++++ EXTRACTED DATA ++++
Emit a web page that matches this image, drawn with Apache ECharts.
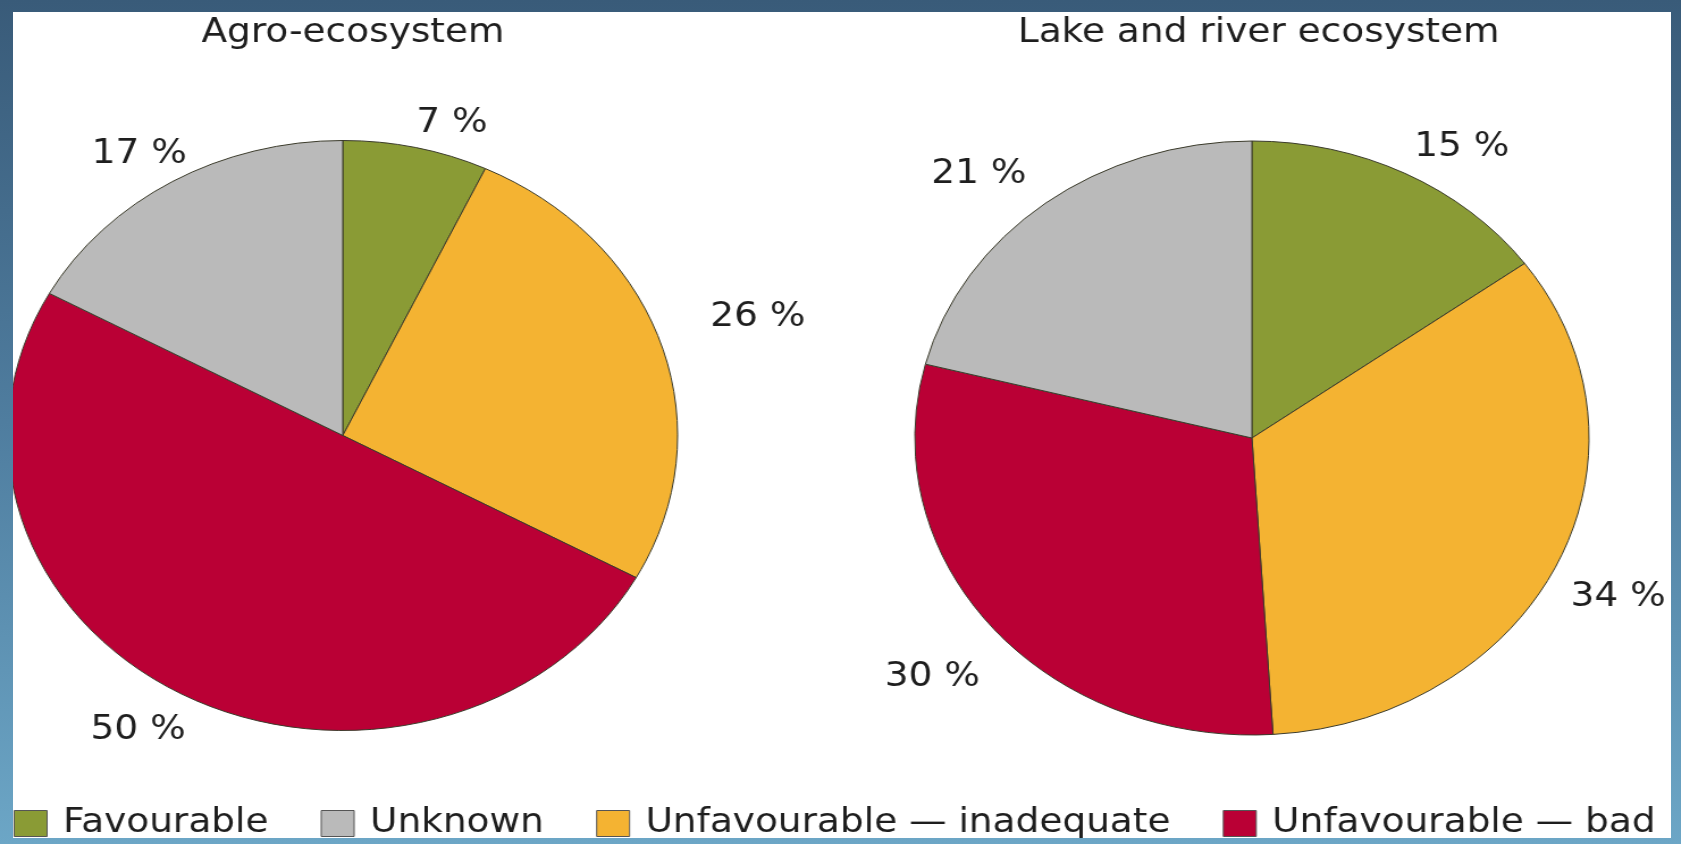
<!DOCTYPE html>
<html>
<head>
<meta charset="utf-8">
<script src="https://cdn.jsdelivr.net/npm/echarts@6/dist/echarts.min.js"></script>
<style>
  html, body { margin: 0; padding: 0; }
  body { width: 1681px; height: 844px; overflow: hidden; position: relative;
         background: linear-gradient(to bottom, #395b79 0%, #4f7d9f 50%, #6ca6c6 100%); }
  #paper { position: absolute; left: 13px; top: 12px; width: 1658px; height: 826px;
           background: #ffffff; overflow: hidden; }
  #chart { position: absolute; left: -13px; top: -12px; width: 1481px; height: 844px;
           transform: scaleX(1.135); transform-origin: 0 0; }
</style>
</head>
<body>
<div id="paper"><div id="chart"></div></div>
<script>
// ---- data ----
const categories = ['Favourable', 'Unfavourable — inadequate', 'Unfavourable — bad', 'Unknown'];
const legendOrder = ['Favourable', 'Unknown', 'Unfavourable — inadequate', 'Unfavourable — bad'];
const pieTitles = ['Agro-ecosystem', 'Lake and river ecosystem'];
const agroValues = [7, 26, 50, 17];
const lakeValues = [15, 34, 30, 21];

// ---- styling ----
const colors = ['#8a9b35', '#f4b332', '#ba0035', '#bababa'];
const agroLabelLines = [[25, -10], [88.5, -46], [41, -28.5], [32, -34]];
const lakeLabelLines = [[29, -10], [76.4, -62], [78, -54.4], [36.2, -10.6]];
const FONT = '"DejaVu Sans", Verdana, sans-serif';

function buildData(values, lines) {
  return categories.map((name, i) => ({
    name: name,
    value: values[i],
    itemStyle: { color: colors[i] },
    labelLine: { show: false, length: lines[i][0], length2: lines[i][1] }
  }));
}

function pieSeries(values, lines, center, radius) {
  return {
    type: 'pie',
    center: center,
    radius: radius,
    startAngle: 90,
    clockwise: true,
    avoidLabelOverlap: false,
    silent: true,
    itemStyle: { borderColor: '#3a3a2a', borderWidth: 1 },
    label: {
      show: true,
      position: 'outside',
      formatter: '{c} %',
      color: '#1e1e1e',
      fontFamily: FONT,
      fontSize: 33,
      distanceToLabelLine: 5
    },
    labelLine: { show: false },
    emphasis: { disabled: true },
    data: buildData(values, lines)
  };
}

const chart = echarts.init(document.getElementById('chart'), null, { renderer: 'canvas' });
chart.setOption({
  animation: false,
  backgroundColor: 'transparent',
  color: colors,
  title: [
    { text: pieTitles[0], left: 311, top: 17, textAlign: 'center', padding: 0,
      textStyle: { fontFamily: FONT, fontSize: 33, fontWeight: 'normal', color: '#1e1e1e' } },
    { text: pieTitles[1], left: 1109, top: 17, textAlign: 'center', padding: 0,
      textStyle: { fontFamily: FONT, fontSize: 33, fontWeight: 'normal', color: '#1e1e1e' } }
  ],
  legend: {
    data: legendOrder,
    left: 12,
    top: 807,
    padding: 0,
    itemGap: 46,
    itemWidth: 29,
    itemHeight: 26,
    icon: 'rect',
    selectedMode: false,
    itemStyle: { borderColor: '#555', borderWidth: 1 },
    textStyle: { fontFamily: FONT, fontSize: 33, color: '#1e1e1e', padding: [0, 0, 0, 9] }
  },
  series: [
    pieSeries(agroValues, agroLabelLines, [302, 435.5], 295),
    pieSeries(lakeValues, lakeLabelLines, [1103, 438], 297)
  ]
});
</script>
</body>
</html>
++++
++++ EXTRACTED DATA ++++
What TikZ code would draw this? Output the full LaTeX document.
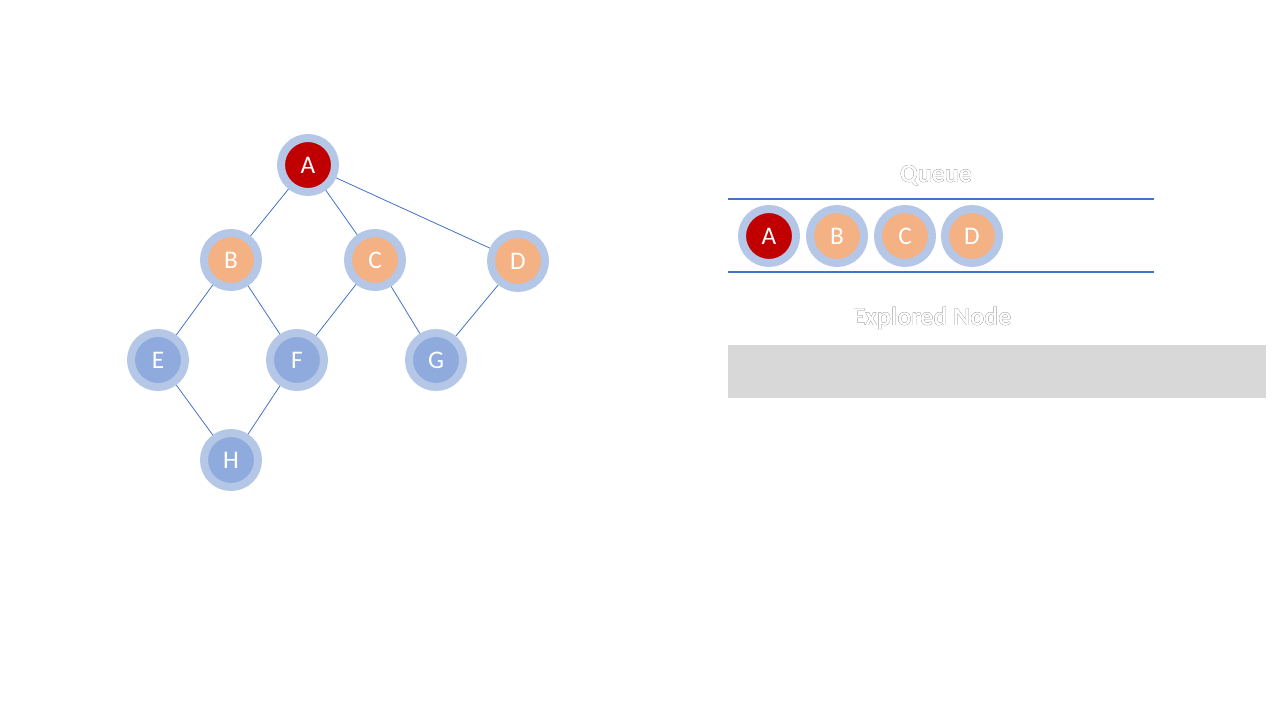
++++
++++ EXTRACTED DATA ++++
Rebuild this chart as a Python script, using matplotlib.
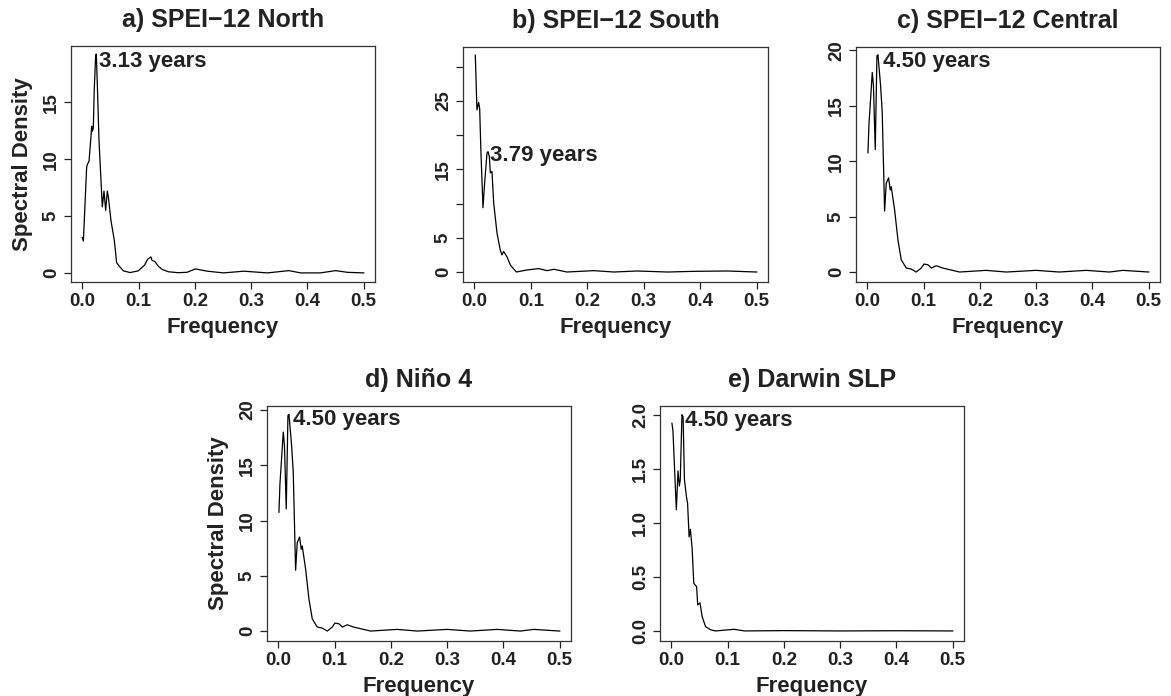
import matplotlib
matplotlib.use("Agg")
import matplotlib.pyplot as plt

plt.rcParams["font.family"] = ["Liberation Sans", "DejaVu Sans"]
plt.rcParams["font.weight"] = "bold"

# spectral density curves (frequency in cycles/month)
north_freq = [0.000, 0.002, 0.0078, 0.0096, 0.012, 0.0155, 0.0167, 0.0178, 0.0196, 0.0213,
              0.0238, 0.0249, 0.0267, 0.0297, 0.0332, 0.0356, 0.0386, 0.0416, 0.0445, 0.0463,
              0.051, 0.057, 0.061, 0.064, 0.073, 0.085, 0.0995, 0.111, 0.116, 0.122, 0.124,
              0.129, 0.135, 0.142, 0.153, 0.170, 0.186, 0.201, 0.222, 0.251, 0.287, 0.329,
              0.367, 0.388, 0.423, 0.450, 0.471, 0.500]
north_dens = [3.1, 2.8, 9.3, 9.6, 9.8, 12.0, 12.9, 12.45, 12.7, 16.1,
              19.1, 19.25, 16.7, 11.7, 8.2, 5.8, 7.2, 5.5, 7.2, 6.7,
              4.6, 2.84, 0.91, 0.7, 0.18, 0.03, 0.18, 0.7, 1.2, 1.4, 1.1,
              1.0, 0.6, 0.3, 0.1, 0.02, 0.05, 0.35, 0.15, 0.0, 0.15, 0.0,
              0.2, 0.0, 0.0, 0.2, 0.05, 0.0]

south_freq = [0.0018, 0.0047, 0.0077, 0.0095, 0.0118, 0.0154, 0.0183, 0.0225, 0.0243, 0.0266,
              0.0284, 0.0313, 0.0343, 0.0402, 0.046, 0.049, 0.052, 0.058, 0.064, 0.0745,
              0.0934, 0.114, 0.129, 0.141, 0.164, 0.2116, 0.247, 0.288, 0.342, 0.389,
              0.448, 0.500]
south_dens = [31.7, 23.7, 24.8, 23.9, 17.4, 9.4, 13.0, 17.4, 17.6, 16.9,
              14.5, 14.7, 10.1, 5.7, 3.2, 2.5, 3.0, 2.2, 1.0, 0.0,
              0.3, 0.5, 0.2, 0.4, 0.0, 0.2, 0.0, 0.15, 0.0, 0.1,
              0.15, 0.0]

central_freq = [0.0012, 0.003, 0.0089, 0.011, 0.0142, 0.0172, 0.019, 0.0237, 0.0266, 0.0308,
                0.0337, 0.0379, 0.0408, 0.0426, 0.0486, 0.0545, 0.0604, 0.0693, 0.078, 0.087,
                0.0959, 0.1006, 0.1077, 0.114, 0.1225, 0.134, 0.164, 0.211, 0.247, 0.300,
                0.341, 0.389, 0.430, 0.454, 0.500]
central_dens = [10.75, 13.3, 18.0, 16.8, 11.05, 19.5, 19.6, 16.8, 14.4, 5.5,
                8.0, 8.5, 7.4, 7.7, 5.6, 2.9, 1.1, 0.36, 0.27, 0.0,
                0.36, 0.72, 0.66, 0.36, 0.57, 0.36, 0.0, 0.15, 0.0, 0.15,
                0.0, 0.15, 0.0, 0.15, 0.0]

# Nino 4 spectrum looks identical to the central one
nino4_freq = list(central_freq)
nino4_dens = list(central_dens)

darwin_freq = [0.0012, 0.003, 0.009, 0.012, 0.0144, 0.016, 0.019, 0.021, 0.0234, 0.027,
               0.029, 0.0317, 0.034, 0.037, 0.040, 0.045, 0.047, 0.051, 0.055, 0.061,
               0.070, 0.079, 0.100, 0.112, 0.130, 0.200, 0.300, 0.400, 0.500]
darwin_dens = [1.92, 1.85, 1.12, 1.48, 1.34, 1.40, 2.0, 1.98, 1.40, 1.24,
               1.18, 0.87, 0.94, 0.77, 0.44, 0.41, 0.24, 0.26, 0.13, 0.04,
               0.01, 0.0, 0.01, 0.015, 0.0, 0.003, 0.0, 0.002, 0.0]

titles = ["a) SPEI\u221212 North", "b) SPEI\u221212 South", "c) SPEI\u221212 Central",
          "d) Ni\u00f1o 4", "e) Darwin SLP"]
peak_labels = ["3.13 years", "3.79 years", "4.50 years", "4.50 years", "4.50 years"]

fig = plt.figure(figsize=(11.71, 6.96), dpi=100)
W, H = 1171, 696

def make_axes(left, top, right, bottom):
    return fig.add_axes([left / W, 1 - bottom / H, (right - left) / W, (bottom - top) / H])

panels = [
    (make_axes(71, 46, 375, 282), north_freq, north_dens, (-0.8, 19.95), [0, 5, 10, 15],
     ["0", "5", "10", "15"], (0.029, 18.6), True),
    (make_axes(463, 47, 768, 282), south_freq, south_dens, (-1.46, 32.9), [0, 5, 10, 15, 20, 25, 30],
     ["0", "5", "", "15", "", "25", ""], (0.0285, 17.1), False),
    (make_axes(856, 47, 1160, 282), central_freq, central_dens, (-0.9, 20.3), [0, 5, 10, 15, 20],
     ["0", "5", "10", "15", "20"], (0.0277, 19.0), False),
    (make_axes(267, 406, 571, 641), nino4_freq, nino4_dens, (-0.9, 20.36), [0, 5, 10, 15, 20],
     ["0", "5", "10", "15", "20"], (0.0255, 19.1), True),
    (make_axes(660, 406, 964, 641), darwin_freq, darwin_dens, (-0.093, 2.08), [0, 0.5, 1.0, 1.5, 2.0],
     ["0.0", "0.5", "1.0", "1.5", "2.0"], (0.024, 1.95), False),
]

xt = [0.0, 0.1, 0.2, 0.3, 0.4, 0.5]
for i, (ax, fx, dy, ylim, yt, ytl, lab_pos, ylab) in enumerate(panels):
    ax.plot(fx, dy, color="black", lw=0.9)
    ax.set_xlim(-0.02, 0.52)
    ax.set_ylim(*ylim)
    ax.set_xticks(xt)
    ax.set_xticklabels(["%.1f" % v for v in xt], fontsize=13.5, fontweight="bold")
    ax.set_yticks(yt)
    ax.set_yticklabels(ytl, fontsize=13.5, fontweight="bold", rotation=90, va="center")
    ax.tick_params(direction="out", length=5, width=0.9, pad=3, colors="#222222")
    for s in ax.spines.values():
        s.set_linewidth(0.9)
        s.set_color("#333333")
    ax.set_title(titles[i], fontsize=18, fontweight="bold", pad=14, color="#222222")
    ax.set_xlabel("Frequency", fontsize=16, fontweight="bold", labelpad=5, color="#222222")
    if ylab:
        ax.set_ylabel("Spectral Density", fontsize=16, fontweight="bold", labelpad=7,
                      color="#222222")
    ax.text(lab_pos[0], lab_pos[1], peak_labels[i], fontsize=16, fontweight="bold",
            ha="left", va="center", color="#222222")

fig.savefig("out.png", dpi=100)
++++
» WORK INSTRUCTIONS
From the records above, extract the lines from the one holding "Rebuild this chart" through the one holding "0.2, 0.0, 0.0, 0.2, 0.05, 0.0]", word for word; omit the pictures.

» THE SOLUTION
Rebuild this chart as a Python script, using matplotlib.
import matplotlib
matplotlib.use("Agg")
import matplotlib.pyplot as plt

plt.rcParams["font.family"] = ["Liberation Sans", "DejaVu Sans"]
plt.rcParams["font.weight"] = "bold"

# spectral density curves (frequency in cycles/month)
north_freq = [0.000, 0.002, 0.0078, 0.0096, 0.012, 0.0155, 0.0167, 0.0178, 0.0196, 0.0213,
              0.0238, 0.0249, 0.0267, 0.0297, 0.0332, 0.0356, 0.0386, 0.0416, 0.0445, 0.0463,
              0.051, 0.057, 0.061, 0.064, 0.073, 0.085, 0.0995, 0.111, 0.116, 0.122, 0.124,
              0.129, 0.135, 0.142, 0.153, 0.170, 0.186, 0.201, 0.222, 0.251, 0.287, 0.329,
              0.367, 0.388, 0.423, 0.450, 0.471, 0.500]
north_dens = [3.1, 2.8, 9.3, 9.6, 9.8, 12.0, 12.9, 12.45, 12.7, 16.1,
              19.1, 19.25, 16.7, 11.7, 8.2, 5.8, 7.2, 5.5, 7.2, 6.7,
              4.6, 2.84, 0.91, 0.7, 0.18, 0.03, 0.18, 0.7, 1.2, 1.4, 1.1,
              1.0, 0.6, 0.3, 0.1, 0.02, 0.05, 0.35, 0.15, 0.0, 0.15, 0.0,
              0.2, 0.0, 0.0, 0.2, 0.05, 0.0]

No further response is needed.